People v. McCall, 17 N.Y.2d 152 (1966)
An affidavit supporting an eavesdropping warrant must contain specific facts, not just conclusory statements, to establish reasonable grounds to believe that evidence of a crime will be obtained.
Summary
The New York Court of Appeals reversed the defendants’ convictions for conspiracy and narcotics possession, holding that the affidavits supporting the eavesdropping warrants were insufficient because they contained only conclusory statements and lacked specific facts to justify the warrants’ issuance.
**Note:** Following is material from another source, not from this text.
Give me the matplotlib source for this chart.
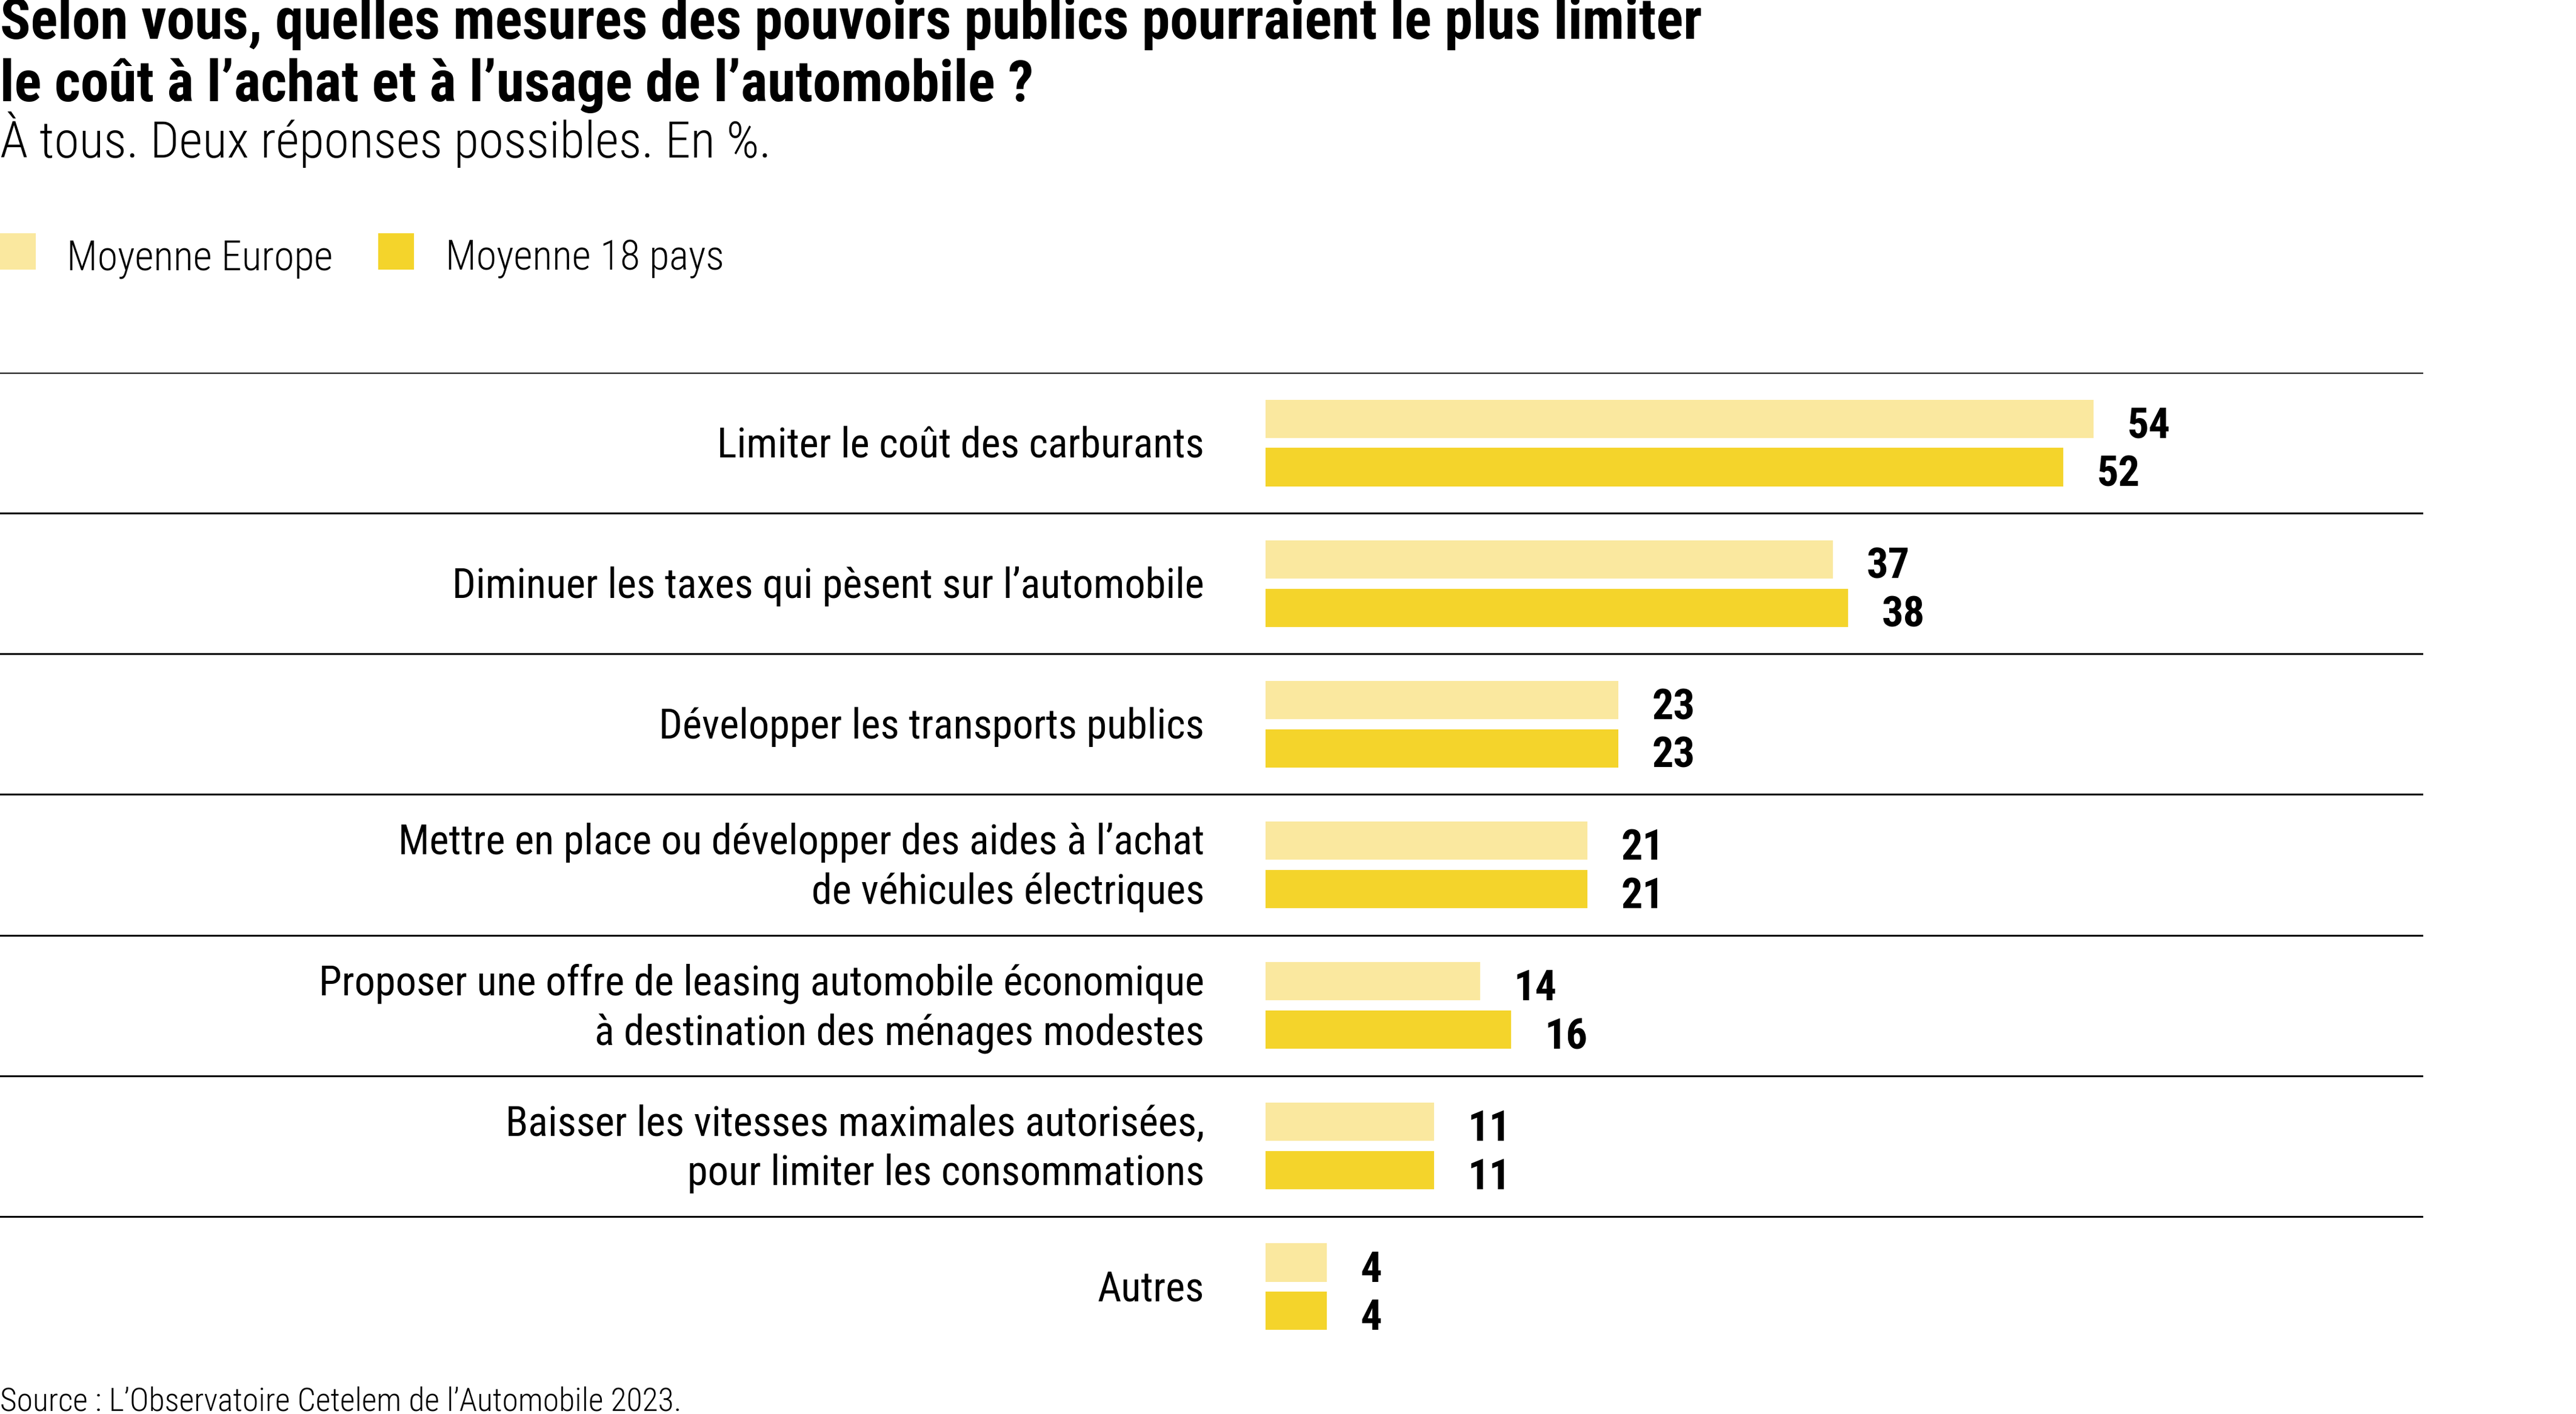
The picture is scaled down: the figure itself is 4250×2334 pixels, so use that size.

The court emphasized the need for judicial safeguards to protect privacy rights and held that a trial court must assess the factual basis for an eavesdropping order, even if issued by another judge, when the order’s validity is challenged and the evidence obtained is central to the prosecution’s case.
Facts
The People obtained judicial orders permitting eavesdropping on telephones based on affidavits. The defendants were subsequently convicted of conspiracy to violate narcotics laws. A substantial part of the overt acts supporting the conspiracy charge consisted of telephone conversations intercepted via the eavesdropping orders. Two of the defendants were also convicted of narcotics possession, with the intercepted phone calls playing an important role in those convictions as well.
Procedural History
After the indictment, the defendants moved to inspect the eavesdropping orders and supporting affidavits. The County Court denied the motion, deeming the orders not public records. At trial, the People offered the orders into evidence. Defense counsel, examining the orders and affidavits for the first time, objected to their reception and the admission of evidence obtained through eavesdropping. The trial court declined to rule on the affidavits’ sufficiency, deferring to the issuing judge’s discretion. The Court of Appeals reversed the convictions.
Issue(s)
Whether the affidavits supporting the eavesdropping orders were sufficient to establish reasonable grounds to believe that evidence of a crime would be obtained through eavesdropping.
Holding
No, because the affidavits were barren of tangible facts upon which a judge could exercise discretion, containing only conclusory statements.
Court’s Reasoning
The Court of Appeals found the affidavits supporting the telephone interception orders insufficient. The affidavits stated only the District Attorney’s conclusion that “information received from persons of known reliability” revealed that the telephone was being used for illicit drug trafficking. The court noted that the affidavits failed to state what was “revealed” as a fact or even in substance. The court stated that even if the name of the informant is not disclosed, “some factual statement of the affiant’s experience with his reliability and some factual showing of what he ‘revealed’ are basic requirements.” The court emphasized that the District Attorney’s affidavits presented only indefinite assertions from an undisclosed person to another equally indefinite person, providing no factual basis for the judge to assess. Moreover, the District Attorney did not appear personally before the Justice in Westchester on either application, so the Justice had no opportunity to “examine on oath the applicant and any other witness he may produce” as authorized by Section 813-a of the Code of Criminal Procedure. The court drew an analogy to search warrants, stating that just as with search warrants, “there is a significant need for an adequate factual basis on which the Judge will be able to decide whether or not the order or warrant will issue.” The expressions “oath or affirmation” and “reasonable ground to believe” in the eavesdropping statute (Code Grim. Pro., § 813-a) could have no other meaning. The Court of Appeals emphasized the importance of protecting privacy rights and ensuring that judges have a sufficient factual basis before issuing eavesdropping warrants. A refusal to permit a defendant to examine the facts upon which his privacy has been broken into amounts to saying that any search warrant or order for interception is all right if a Judge has seen fit to sign it.